Masomah, selbst gebürtige Afghanin, lebt seit ihrer Kindheit in Österreich und arbeitete als Dolmetscherin bei der Knapp AG in Graz. Mit schweren Verletzungen konnte sie einst dem Krieg in ihrer Heimat entkommen und unterstützt nun andere Geflüchtete. Als Referentin für Integration im Büro von Stadtrat Robert Krotzer (KPÖ) weiß sie nur allzu gut, wie sehr es Räume wie diesen braucht. Die Stimmung in der Gesellschaft sei großteils negativ gegenüber den Neuankömmlingen, die unterschiedslos für “Vergewaltiger, Drogendealer und Sozialschmarotzer“, jedenfalls für schwach und unmündig gehalten würden.

Diese Erfahrung mussten einige Mitglieder:innen des Vereins, der nach einem afghanischen Kinderspiel mit fünf Steinen benannt ist, auch selbst machen. Obwohl er bereits seit 22 Jahren in Österreich lebt, werde er nach wie vor aufgrund seiner Herkunft verurteilt, erzählt etwa Fereydun Zahedi, der als Sozialbetreuer und Dolmetscher in Graz arbeitet. Erst vor Kurzem hätten zwei ältere Herrschaften im Zug absichtlich vor ihm über Menschen ausländischer Herkunft gelästert. Dies mache den Alltag noch schwerer, der ohnehin durch die täglichen Nachrichten über Gewalt und Tod aus dem Heimatland belastet ist.

 

Masomah Regl und Fereydun Zahedi im neuen Zentrum von Fivestones. – Bild: Theresa Kahr

 

Hoffnung durch Aufklärung und Gemeinschaft

Fivestones ist nicht das erste Projekt, das versucht, Integration erlebbar zu machen. Nicht immer gelingt, was gut gemeint ist. “Es braucht Arbeit und Offenheit von beiden Seiten!”, sagt Masomah zu den Erfolgsfaktoren. Die Wichtigkeit von Initiativen wie Fivestones betont  Migrationsexpertin Brigitte Kukovetz vom Institut für Erziehungs- und Bildungswissenschaft an der Universität Graz und empfiehlt, deren Arbeit besser abzusichern: “Man sollte von Projektfinanzierungen wegkommen hinzu Basisfinanzierungen, damit Vereine eine gute finanzielle Basis für eine längerfristige Zeit haben.”

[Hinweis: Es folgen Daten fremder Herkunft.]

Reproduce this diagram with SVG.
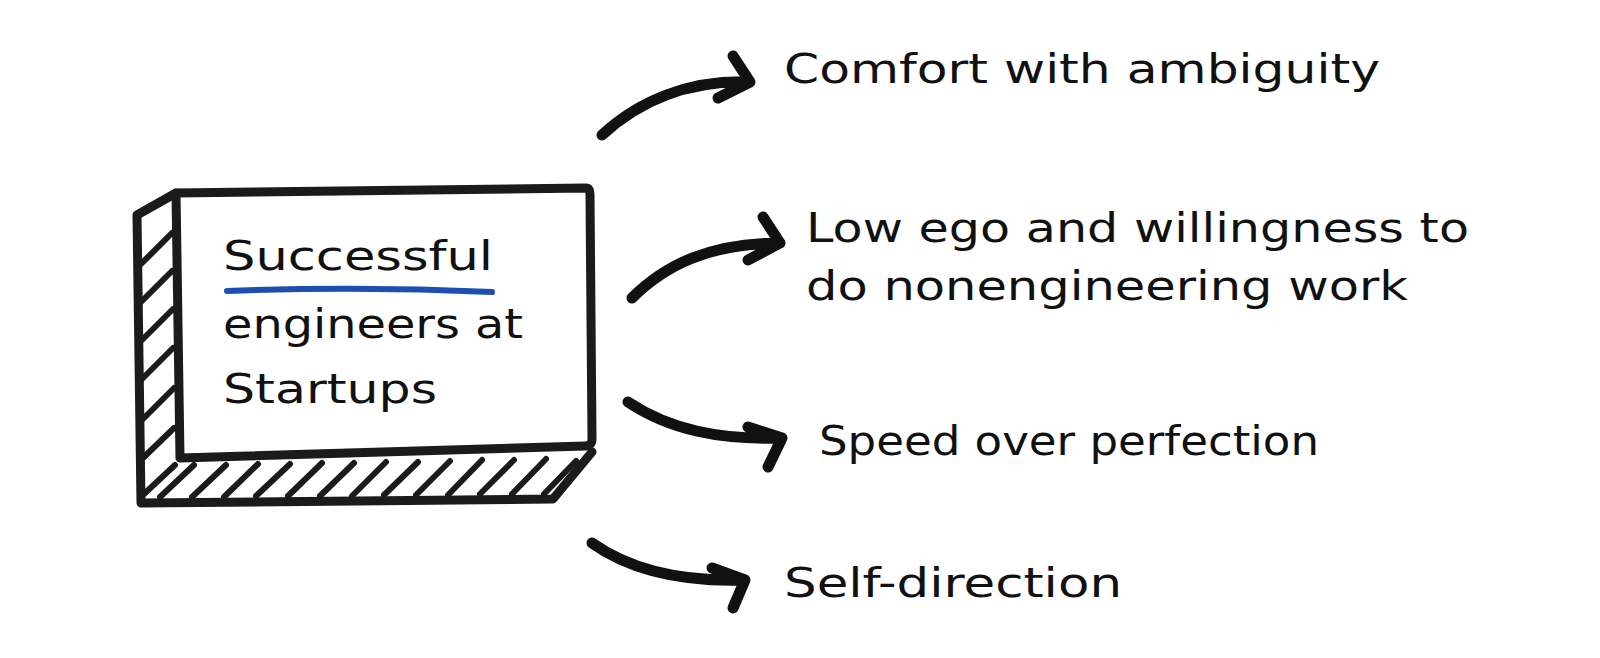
<svg xmlns="http://www.w3.org/2000/svg" width="1600" height="658" viewBox="0 0 1600 658">
<style>
.ol{fill:none;stroke:#1b1b1b;stroke-width:9;stroke-linecap:round;stroke-linejoin:round}
.ht{fill:none;stroke:#1b1b1b;stroke-width:6;stroke-linecap:round}
.ar{fill:none;stroke:#111;stroke-width:11;stroke-linecap:round;stroke-linejoin:round}
.t{font-family:"DejaVu Sans","Liberation Sans",sans-serif;font-size:40px;fill:#111}
</style>
<rect width="1600" height="658" fill="#fff"/>
<g id="box">
<path class="ol" d="M176,193 L586,188 Q590,188 590,195 L592,439 Q592,446 585,446 L180,458 Z"/>
<path class="ol" d="M176,193 L137,215 L141,503 L553,499 L592,452"/>
<g>
<path class="ht" d="M141,264 L172,233 M141,302 L172,271 M142,340 L173,309 M142,379 L173,348 M143,419 L174,388 M143,458 L174,428 M144,494 L175,465"/>
<path class="ht" d="M160,497 L194,465 M192,497 L226,465 M224,497 L258,464 M256,496 L290,464 M288,496 L322,463 M320,496 L354,463 M352,496 L386,462 M384,495 L418,462 M416,495 L450,461 M448,495 L482,460 M480,494 L514,460 M512,494 L546,459 M544,494 L576,461"/>
</g>
<text class="t" x="223" y="270" textLength="270" lengthAdjust="spacingAndGlyphs">Successful</text>
<path d="M227,291 Q360,286 492,292" fill="none" stroke="#1c4fb0" stroke-width="6" stroke-linecap="round"/>
<text class="t" x="223" y="338" textLength="300" lengthAdjust="spacingAndGlyphs">engineers at</text>
<text class="t" x="223" y="403" textLength="214" lengthAdjust="spacingAndGlyphs">Startups</text>
</g>
<g id="connectors">
<path class="ar" d="M602,135 C640,100 690,80 750,82 M733,56 L750,82 L718,98"/>
<path class="ar" d="M632,298 C665,265 710,243 780,243 M763,217 L780,243 L748,260"/>
<path class="ar" d="M628,402 C670,430 720,440 782,438 M748,427 L782,438 L768,467"/>
<path class="ar" d="M592,543 C630,570 680,582 745,580 M712,568 L745,580 L733,608"/>
</g>
<g id="n1"><text class="t" x="784" y="83" textLength="596" lengthAdjust="spacingAndGlyphs">Comfort with ambiguity</text></g>
<g id="n2"><text class="t" x="806" y="242" textLength="663" lengthAdjust="spacingAndGlyphs">Low ego and willingness to</text>
<text class="t" x="806" y="300" textLength="602" lengthAdjust="spacingAndGlyphs">do nonengineering work</text></g>
<g id="n3"><text class="t" x="819" y="455" textLength="500" lengthAdjust="spacingAndGlyphs">Speed over perfection</text></g>
<g id="n4"><text class="t" x="784" y="597" textLength="338" lengthAdjust="spacingAndGlyphs">Self-direction</text></g>
</svg>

Momentan wird Fivestones – mit Ausnahme einer kleinen Projektförderung seitens der Stadt – aus eigener Tasche finanziert. Doch Masomah hofft auf bessere finanzielle Unterstützung, damit der Verein sich zukünftig noch mehr auf seine Arbeit fokussieren kann. “Wir wollen im neuen Zentrum Dinge machen, die uns Spaß machen und die uns gut tun, und die schwere Belastung aus den Nachrichten von Afghanistan zusammen verarbeiten”,so Frau Regl.

Beitragsbild: Das neue Zentrum von Fivestones in der Babenbergerstraße – Bild: Moritz Jauck

Afghanisches Drachenfest
Wer sich für die afghanische Kultur interessiert, besonders für Flugdrachen, ist am Mittwoch, den 26. Oktober 2022, beim Drachenfest in Kalkleiten genau richtig. Das Drachenfest, das von Gunda Bachan seit 2002 organisiert wird, beginnt für die ganze Familie mit einem Drachenbau-Workshop um 11:00 Uhr, am Nachmittag werden dann die Drachen gegen den Himmel steigen. Zur Stärkung gibt es heiße Maroni und Safran Tee.